## Brief
Copy exactly the lines from the beginning of the data down to and including the line holding "(0,0) rectangle (1026,862);", without any pictures.

## Data
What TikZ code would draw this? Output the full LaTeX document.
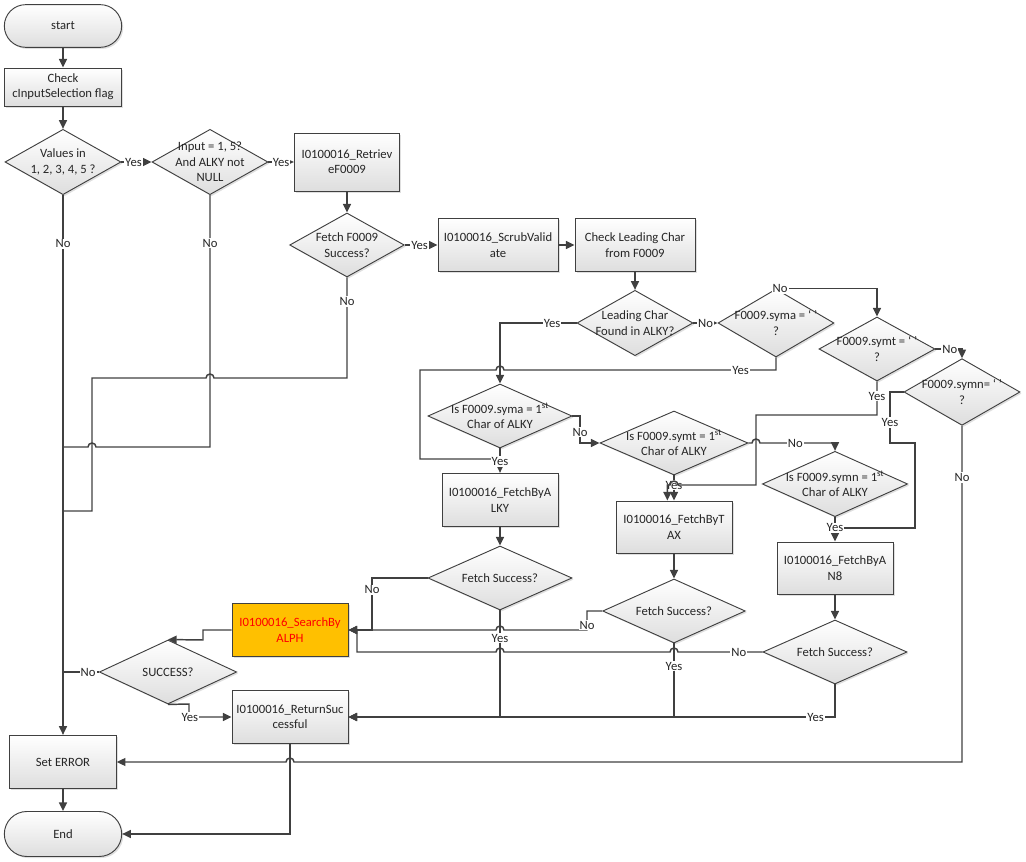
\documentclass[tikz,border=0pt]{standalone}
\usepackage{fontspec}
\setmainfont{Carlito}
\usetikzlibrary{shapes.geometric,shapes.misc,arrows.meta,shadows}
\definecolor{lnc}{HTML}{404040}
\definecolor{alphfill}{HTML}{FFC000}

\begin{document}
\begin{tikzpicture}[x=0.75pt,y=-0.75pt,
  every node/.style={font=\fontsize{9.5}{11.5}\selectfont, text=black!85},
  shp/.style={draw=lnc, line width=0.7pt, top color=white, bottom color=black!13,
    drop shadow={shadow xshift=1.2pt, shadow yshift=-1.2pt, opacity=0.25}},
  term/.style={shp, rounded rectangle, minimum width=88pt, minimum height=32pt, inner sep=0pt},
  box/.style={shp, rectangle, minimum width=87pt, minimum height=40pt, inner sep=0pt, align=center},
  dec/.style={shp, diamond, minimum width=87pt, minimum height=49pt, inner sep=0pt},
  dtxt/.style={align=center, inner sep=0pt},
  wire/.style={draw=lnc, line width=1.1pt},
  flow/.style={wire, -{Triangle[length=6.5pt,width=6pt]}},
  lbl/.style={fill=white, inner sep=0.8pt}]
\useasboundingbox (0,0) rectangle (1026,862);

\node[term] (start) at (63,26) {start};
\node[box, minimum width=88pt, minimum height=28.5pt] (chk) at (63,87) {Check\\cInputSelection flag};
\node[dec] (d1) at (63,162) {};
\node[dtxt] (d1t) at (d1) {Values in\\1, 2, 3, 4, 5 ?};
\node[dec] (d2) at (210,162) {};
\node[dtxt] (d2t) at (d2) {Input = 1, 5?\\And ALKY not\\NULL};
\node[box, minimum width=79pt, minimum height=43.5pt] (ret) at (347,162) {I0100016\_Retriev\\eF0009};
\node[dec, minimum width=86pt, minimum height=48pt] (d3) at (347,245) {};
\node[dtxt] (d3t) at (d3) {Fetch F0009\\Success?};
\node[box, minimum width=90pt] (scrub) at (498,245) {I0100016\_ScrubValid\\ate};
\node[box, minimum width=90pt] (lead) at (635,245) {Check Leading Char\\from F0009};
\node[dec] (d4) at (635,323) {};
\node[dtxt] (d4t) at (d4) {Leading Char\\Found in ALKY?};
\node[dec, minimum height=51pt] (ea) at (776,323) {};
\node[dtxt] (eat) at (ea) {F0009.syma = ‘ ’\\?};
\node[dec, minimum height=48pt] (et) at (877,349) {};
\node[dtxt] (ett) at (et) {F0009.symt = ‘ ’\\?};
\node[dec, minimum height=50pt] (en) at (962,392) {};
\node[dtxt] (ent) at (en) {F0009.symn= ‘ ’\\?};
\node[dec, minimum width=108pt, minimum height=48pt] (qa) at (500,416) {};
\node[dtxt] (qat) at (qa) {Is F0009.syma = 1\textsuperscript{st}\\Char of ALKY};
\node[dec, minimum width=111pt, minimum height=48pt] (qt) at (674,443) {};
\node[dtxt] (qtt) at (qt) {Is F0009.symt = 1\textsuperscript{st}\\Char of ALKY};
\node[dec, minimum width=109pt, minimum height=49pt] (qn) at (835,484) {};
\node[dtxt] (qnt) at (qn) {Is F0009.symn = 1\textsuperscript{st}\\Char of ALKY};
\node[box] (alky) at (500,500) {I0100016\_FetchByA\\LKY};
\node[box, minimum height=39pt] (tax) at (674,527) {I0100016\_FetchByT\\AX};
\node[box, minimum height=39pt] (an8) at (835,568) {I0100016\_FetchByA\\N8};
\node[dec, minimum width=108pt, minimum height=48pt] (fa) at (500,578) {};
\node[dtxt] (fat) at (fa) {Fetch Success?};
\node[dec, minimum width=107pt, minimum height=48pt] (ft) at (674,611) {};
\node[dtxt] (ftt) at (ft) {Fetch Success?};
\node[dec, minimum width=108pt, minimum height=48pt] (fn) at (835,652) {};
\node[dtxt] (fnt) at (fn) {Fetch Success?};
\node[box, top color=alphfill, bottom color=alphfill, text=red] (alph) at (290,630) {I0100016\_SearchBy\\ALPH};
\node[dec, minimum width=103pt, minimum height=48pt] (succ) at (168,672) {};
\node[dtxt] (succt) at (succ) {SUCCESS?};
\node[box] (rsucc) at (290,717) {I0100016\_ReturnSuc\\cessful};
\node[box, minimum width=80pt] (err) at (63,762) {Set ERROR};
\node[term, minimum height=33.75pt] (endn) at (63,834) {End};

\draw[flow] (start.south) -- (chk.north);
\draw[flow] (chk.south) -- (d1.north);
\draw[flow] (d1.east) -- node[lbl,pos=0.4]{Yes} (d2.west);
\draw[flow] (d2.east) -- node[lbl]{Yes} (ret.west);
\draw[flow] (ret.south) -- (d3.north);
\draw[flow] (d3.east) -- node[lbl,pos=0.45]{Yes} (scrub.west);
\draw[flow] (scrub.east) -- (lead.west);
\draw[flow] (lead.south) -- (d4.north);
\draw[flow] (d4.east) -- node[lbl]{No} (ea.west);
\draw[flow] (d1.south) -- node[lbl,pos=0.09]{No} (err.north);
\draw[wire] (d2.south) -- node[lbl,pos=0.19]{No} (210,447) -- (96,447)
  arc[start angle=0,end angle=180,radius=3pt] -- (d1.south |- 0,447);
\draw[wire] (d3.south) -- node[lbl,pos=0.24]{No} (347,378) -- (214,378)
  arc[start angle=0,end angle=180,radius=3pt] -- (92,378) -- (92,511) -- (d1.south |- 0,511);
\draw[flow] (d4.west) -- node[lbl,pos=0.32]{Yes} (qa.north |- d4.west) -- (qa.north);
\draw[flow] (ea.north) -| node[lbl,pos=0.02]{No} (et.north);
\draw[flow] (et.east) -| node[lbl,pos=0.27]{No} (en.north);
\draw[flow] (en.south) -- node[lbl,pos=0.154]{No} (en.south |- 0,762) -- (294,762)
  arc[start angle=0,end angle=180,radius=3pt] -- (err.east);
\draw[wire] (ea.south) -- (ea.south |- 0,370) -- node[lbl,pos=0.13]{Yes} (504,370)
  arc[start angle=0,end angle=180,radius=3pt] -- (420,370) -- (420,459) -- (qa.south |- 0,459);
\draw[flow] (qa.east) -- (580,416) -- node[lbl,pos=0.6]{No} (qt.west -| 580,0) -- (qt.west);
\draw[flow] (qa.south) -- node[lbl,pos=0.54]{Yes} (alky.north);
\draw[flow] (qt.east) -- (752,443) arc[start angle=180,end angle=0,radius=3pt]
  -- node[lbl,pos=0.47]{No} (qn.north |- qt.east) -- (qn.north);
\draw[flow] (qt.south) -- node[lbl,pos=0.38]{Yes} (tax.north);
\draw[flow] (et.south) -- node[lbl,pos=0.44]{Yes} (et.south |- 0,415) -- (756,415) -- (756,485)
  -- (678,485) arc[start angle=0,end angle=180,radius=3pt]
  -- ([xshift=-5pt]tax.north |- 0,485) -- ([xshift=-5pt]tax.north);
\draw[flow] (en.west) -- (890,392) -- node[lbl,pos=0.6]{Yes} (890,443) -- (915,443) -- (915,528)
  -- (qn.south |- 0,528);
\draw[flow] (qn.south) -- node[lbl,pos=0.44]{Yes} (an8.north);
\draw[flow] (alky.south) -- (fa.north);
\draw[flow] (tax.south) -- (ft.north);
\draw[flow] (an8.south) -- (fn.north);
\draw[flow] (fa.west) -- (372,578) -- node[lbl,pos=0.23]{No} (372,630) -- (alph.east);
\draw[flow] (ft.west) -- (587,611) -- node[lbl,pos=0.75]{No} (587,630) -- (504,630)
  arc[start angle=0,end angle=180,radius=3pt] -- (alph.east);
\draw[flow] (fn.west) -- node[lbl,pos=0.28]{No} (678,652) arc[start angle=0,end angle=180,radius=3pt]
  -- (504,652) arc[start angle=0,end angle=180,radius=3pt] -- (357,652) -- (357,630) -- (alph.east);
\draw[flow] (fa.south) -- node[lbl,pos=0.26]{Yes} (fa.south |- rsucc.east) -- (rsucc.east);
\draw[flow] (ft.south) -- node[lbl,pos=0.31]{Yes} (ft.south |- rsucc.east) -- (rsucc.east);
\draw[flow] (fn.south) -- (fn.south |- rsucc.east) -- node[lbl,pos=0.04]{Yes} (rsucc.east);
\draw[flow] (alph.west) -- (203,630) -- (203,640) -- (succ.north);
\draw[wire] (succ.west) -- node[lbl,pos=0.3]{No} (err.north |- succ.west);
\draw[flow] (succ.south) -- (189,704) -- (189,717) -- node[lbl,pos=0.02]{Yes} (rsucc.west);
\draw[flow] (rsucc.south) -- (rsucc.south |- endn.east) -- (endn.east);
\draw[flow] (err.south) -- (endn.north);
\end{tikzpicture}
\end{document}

## Output of the task
What TikZ code would draw this? Output the full LaTeX document.
\documentclass[tikz,border=0pt]{standalone}
\usepackage{fontspec}
\setmainfont{Carlito}
\usetikzlibrary{shapes.geometric,shapes.misc,arrows.meta,shadows}
\definecolor{lnc}{HTML}{404040}
\definecolor{alphfill}{HTML}{FFC000}

\begin{document}
\begin{tikzpicture}[x=0.75pt,y=-0.75pt,
  every node/.style={font=\fontsize{9.5}{11.5}\selectfont, text=black!85},
  shp/.style={draw=lnc, line width=0.7pt, top color=white, bottom color=black!13,
    drop shadow={shadow xshift=1.2pt, shadow yshift=-1.2pt, opacity=0.25}},
  term/.style={shp, rounded rectangle, minimum width=88pt, minimum height=32pt, inner sep=0pt},
  box/.style={shp, rectangle, minimum width=87pt, minimum height=40pt, inner sep=0pt, align=center},
  dec/.style={shp, diamond, minimum width=87pt, minimum height=49pt, inner sep=0pt},
  dtxt/.style={align=center, inner sep=0pt},
  wire/.style={draw=lnc, line width=1.1pt},
  flow/.style={wire, -{Triangle[length=6.5pt,width=6pt]}},
  lbl/.style={fill=white, inner sep=0.8pt}]
\useasboundingbox (0,0) rectangle (1026,862);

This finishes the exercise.